* **YOUR INSTRUCTIONS**
Repeat all of the material below exactly as written, images excluded.

::::::

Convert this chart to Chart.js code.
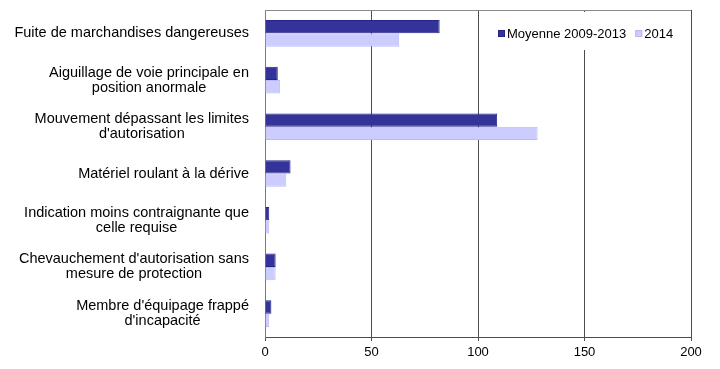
<!DOCTYPE html>
<html>
<head>
<meta charset="utf-8">
<script src="https://cdn.jsdelivr.net/npm/chart.js@4.4.1/dist/chart.umd.min.js"></script>
<style>
  html, body { margin: 0; padding: 0; background: #fff; }
  #wrap { width: 720px; height: 369px; position: relative; }
</style>
</head>
<body>
<div id="wrap"><canvas id="incidents" width="720" height="369"></canvas></div>
<script>
const categories = [
  'Fuite de marchandises dangereuses',
  ['Aiguillage de voie principale en', 'position anormale'],
  ['Mouvement dépassant les limites', "d'autorisation"],
  'Matériel roulant à la dérive',
  ['Indication moins contraignante que', 'celle requise'],
  ["Chevauchement d'autorisation sans", 'mesure de protection'],
  ["Membre d'équipage frappé", "d'incapacité"]
];
const seriesNames = ['Moyenne 2009-2013', '2014'];
const moyenne = [82, 6, 109, 12, 2, 5, 3];
const annee2014 = [63, 7, 128, 10, 2, 5, 2];
const xTicks = [0, 50, 100, 150, 200];

const FONT = "'Liberation Sans', Arial, sans-serif";

// category labels: block right-aligned to the axis, lines centred within the block
const catLabels = {
  id: 'catLabels',
  afterDraw(chart) {
    const ctx = chart.ctx;
    const yScale = chart.scales.y;
    const right = chart.chartArea.left - 16;
    ctx.save();
    ctx.font = '14.5px ' + FONT;
    ctx.fillStyle = '#000';
    ctx.textAlign = 'center';
    ctx.textBaseline = 'middle';
    chart.data.labels.forEach((lab, i) => {
      const lines = Array.isArray(lab) ? lab : [lab];
      const w = Math.max(...lines.map(l => ctx.measureText(l).width));
      const cx = right - w / 2;
      const cy = yScale.getPixelForTick(i);
      const lh = 15;
      lines.forEach((l, j) => {
        ctx.fillText(l, cx, cy + (j - (lines.length - 1) / 2) * lh);
      });
    });
    ctx.restore();
  }
};

// legend drawn inside the plot, white box over the grid lines
const boxLegend = {
  id: 'boxLegend',
  afterDatasetsDraw(chart) {
    const ctx = chart.ctx;
    const area = chart.chartArea;
    ctx.save();
    // top frame line
    ctx.strokeStyle = '#8a8a8a';
    ctx.lineWidth = 1;
    ctx.beginPath();
    ctx.moveTo(area.left, area.top + 0.5);
    ctx.lineTo(area.right, area.top + 0.5);
    ctx.stroke();

    ctx.fillStyle = '#fff';
    ctx.fillRect(492, area.top + 2, 192, 38);
    ctx.font = '13px ' + FONT;
    ctx.textBaseline = 'middle';
    let x = 498;
    const y = 34;
    chart.data.datasets.forEach(ds => {
      ctx.fillStyle = ds.backgroundColor;
      ctx.fillRect(x, y - 4, 7, 7);
      ctx.strokeStyle = ds.borderColor;
      ctx.strokeRect(x + 0.5, y - 3.5, 6, 6);
      ctx.fillStyle = '#000';
      ctx.fillText(ds.label, x + 9, y);
      x += 9 + ctx.measureText(ds.label).width + 9;
    });
    ctx.restore();
  }
};

new Chart(document.getElementById('incidents'), {
  type: 'bar',
  data: {
    labels: categories,
    datasets: [{
      label: seriesNames[0],
      data: moyenne,
      backgroundColor: '#333399',
      borderColor: '#24248a',
      borderWidth: 1,
      borderSkipped: 'start'
    }, {
      label: seriesNames[1],
      data: annee2014,
      backgroundColor: '#ccccff',
      borderColor: '#babaf2',
      borderWidth: 1,
      borderSkipped: 'start'
    }]
  },
  options: {
    indexAxis: 'y',
    responsive: false,
    animation: false,
    devicePixelRatio: 1,
    categoryPercentage: 0.57,
    barPercentage: 1,
    layout: { padding: { top: 10, right: 29, bottom: 0, left: 0 } },
    plugins: {
      legend: { display: false },
      tooltip: { enabled: false }
    },
    scales: {
      x: {
        min: 0,
        max: 200,
        afterBuildTicks: s => { s.ticks = xTicks.map(v => ({ value: v })); },
        afterFit: s => { s.height = 32; s.paddingLeft = 0; s.paddingRight = 0; },
        grid: { color: '#4d4d4d', lineWidth: 1, drawTicks: true, tickLength: 4, tickColor: '#4d4d4d' },
        border: { display: true, color: '#4d4d4d' },
        ticks: { color: '#000', padding: 4, font: { family: FONT, size: 13 } }
      },
      y: {
        afterFit: s => { s.width = 265; s.paddingTop = 0; s.paddingBottom = 0; },
        grid: { display: false, drawTicks: false },
        border: { display: true, color: '#7a7a7a' },
        ticks: { display: false }
      }
    }
  },
  plugins: [boxLegend, catLabels]
});
</script>
</body>
</html>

::::::

* **EXERCISE RESPONSE**
Convert this chart to Chart.js code.
<!DOCTYPE html>
<html>
<head>
<meta charset="utf-8">
<script src="https://cdn.jsdelivr.net/npm/chart.js@4.4.1/dist/chart.umd.min.js"></script>
<style>
  html, body { margin: 0; padding: 0; background: #fff; }
  #wrap { width: 720px; height: 369px; position: relative; }
</style>
</head>
<body>
<div id="wrap"><canvas id="incidents" width="720" height="369"></canvas></div>
<script>
const categories = [
  'Fuite de marchandises dangereuses',
  ['Aiguillage de voie principale en', 'position anormale'],
  ['Mouvement dépassant les limites', "d'autorisation"],
  'Matériel roulant à la dérive',
  ['Indication moins contraignante que', 'celle requise'],
  ["Chevauchement d'autorisation sans", 'mesure de protection'],
  ["Membre d'équipage frappé", "d'incapacité"]
];
const seriesNames = ['Moyenne 2009-2013', '2014'];
const moyenne = [82, 6, 109, 12, 2, 5, 3];
const annee2014 = [63, 7, 128, 10, 2, 5, 2];
const xTicks = [0, 50, 100, 150, 200];

const FONT = "'Liberation Sans', Arial, sans-serif";

// category labels: block right-aligned to the axis, lines centred within the block
const catLabels = {
  id: 'catLabels',
  afterDraw(chart) {
    const ctx = chart.ctx;
    const yScale = chart.scales.y;
    const right = chart.chartArea.left - 16;
    ctx.save();
    ctx.font = '14.5px ' + FONT;
    ctx.fillStyle = '#000';
    ctx.textAlign = 'center';
    ctx.textBaseline = 'middle';
    chart.data.labels.forEach((lab, i) => {
      const lines = Array.isArray(lab) ? lab : [lab];
      const w = Math.max(...lines.map(l => ctx.measureText(l).width));
      const cx = right - w / 2;
      const cy = yScale.getPixelForTick(i);
      const lh = 15;
      lines.forEach((l, j) => {
        ctx.fillText(l, cx, cy + (j - (lines.length - 1) / 2) * lh);
      });
    });
    ctx.restore();
  }
};

// legend drawn inside the plot, white box over the grid lines
const boxLegend = {
  id: 'boxLegend',
  afterDatasetsDraw(chart) {
    const ctx = chart.ctx;
    const area = chart.chartArea;
    ctx.save();
    // top frame line
    ctx.strokeStyle = '#8a8a8a';
    ctx.lineWidth = 1;
    ctx.beginPath();
    ctx.moveTo(area.left, area.top + 0.5);
    ctx.lineTo(area.right, area.top + 0.5);
    ctx.stroke();

    ctx.fillStyle = '#fff';
    ctx.fillRect(492, area.top + 2, 192, 38);
    ctx.font = '13px ' + FONT;
    ctx.textBaseline = 'middle';
    let x = 498;
    const y = 34;
    chart.data.datasets.forEach(ds => {
      ctx.fillStyle = ds.backgroundColor;
      ctx.fillRect(x, y - 4, 7, 7);
      ctx.strokeStyle = ds.borderColor;
      ctx.strokeRect(x + 0.5, y - 3.5, 6, 6);
      ctx.fillStyle = '#000';
      ctx.fillText(ds.label, x + 9, y);
      x += 9 + ctx.measureText(ds.label).width + 9;
    });
    ctx.restore();
  }
};

new Chart(document.getElementById('incidents'), {
  type: 'bar',
  data: {
    labels: categories,
    datasets: [{
      label: seriesNames[0],
      data: moyenne,
      backgroundColor: '#333399',
      borderColor: '#24248a',
      borderWidth: 1,
      borderSkipped: 'start'
    }, {
      label: seriesNames[1],
      data: annee2014,
      backgroundColor: '#ccccff',
      borderColor: '#babaf2',
      borderWidth: 1,
      borderSkipped: 'start'
    }]
  },
  options: {
    indexAxis: 'y',
    responsive: false,
    animation: false,
    devicePixelRatio: 1,
    categoryPercentage: 0.57,
    barPercentage: 1,
    layout: { padding: { top: 10, right: 29, bottom: 0, left: 0 } },
    plugins: {
      legend: { display: false },
      tooltip: { enabled: false }
    },
    scales: {
      x: {
        min: 0,
        max: 200,
        afterBuildTicks: s => { s.ticks = xTicks.map(v => ({ value: v })); },
        afterFit: s => { s.height = 32; s.paddingLeft = 0; s.paddingRight = 0; },
        grid: { color: '#4d4d4d', lineWidth: 1, drawTicks: true, tickLength: 4, tickColor: '#4d4d4d' },
        border: { display: true, color: '#4d4d4d' },
        ticks: { color: '#000', padding: 4, font: { family: FONT, size: 13 } }
      },
      y: {
        afterFit: s => { s.width = 265; s.paddingTop = 0; s.paddingBottom = 0; },
        grid: { display: false, drawTicks: false },
        border: { display: true, color: '#7a7a7a' },
        ticks: { display: false }
      }
    }
  },
  plugins: [boxLegend, catLabels]
});
</script>
</body>
</html>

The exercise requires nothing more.